Running a consulting business is a lot like being the captain of a ship. In the beginning, you're steering, navigating, swabbing the deck, and managing the sails all at once. It works when you're sailing calm waters with a small crew. But when demand picks up and the seas get choppy, you realize you can't be everywhere at once. The vessel starts taking on water not because you lack skill or clients, but because your operational infrastructure can't support the growth you've created. This is the inflection point where most consultants find themselves stuck, working harder yet seeing diminishing returns.

The evolution of consulting in today's market

The consulting landscape has transformed dramatically. According to recent industry analysis, digital transformation and outcome-based consulting are reshaping how consultants deliver value. Clients no longer want theoretical frameworks or generic advice. They want tangible results, measurable improvements, and systems that continue working long after the engagement ends.

What's changed for consulting professionals:

  • Clients expect faster implementation, not lengthy discovery phases

  • Remote delivery has become the standard, not the exception

  • Technology literacy is now a baseline requirement

  • Specialization beats generalization in nearly every market segment

  • Recurring revenue models are replacing one-off project fees

The shift toward data-driven decision-making means consultants need to back recommendations with hard evidence. Your gut instinct matters less than what the numbers reveal.
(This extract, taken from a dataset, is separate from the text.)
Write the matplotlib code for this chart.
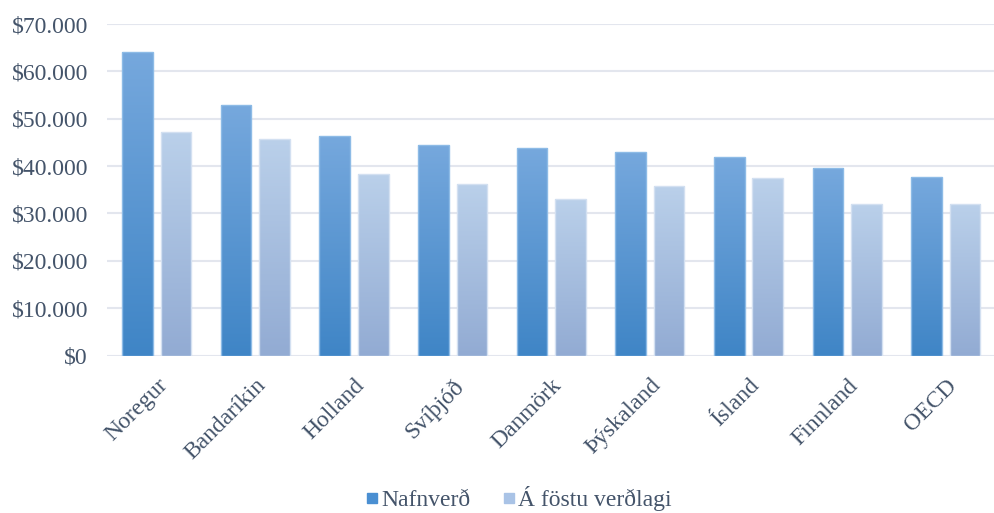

This creates both opportunity and pressure for those building a consulting business in 2026.

Why operations become the bottleneck

Here's what happens in most consulting businesses that are scaling past $200K annually. You've proven your methodology works. Referrals are coming in. Your calendar is full. Then cracks start appearing.

A client emails asking about next steps, but their onboarding checklist is buried in your inbox from three weeks ago. Your team member asks how to handle a specific client scenario, and you realize this is the fourth time you've answered that exact question. You're using six different tools that don't talk to each other, meaning you're manually transferring information between platforms.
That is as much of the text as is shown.